88k workstations and X terminals - Omron, NCD, Tektronix

Here’s Maki Kato’s setup from last year’s VCF-E in New Jersey:

I had an Omron Luna 88k running OpenBSD 7.2 and a MVME-187C running Sys/V 88k. A laptop running OpenBSD-luna on an emulator called nono and a NCD-88k xTerm that didn’t boot.

Subsequent adventures as seen on their blog:

Following links we find a page on OMRON’s LUNA 88k workstation - archived version is better because we can follow links to old news articles.

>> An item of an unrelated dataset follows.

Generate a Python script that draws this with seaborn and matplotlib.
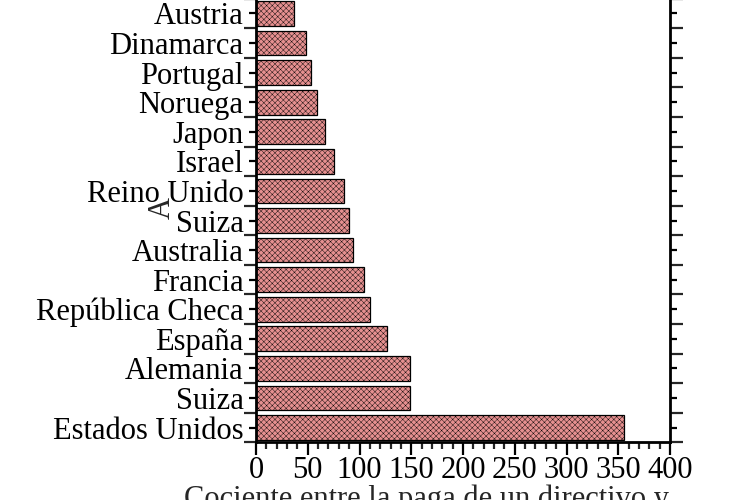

  • OMRON in Uncle Miod’s machineroom

1989 press release:

Omron Tateishi Electronics is pitching its new Luna-88K Motorola 88000 RISC-based workstations, due to be available in March, at the university market, and has priced them at the same level as less powerful machines from competitors: the Luna-88K comes with up to four 88000 RISC processors and runs under Carnegie Mellon University’s Mach variant of Unix: the station comes with 16Mb main memory, 250Mb disk and a black and white display, and prices start at a daunting $20,550; 88000-based systems are already in the market from Nippon Data General and Sony Tektronix.

From 1990:

The Luna/88K uses four 33MHz 88000 RISC processors, is rated at 100 MIPS and will cost around $50,000. Again it runs the Mach operating system, comes with X Window System, Motif, TCP/IP and Network File System, and will be out at the end of the year.

More pics of the Luna 88k linked here.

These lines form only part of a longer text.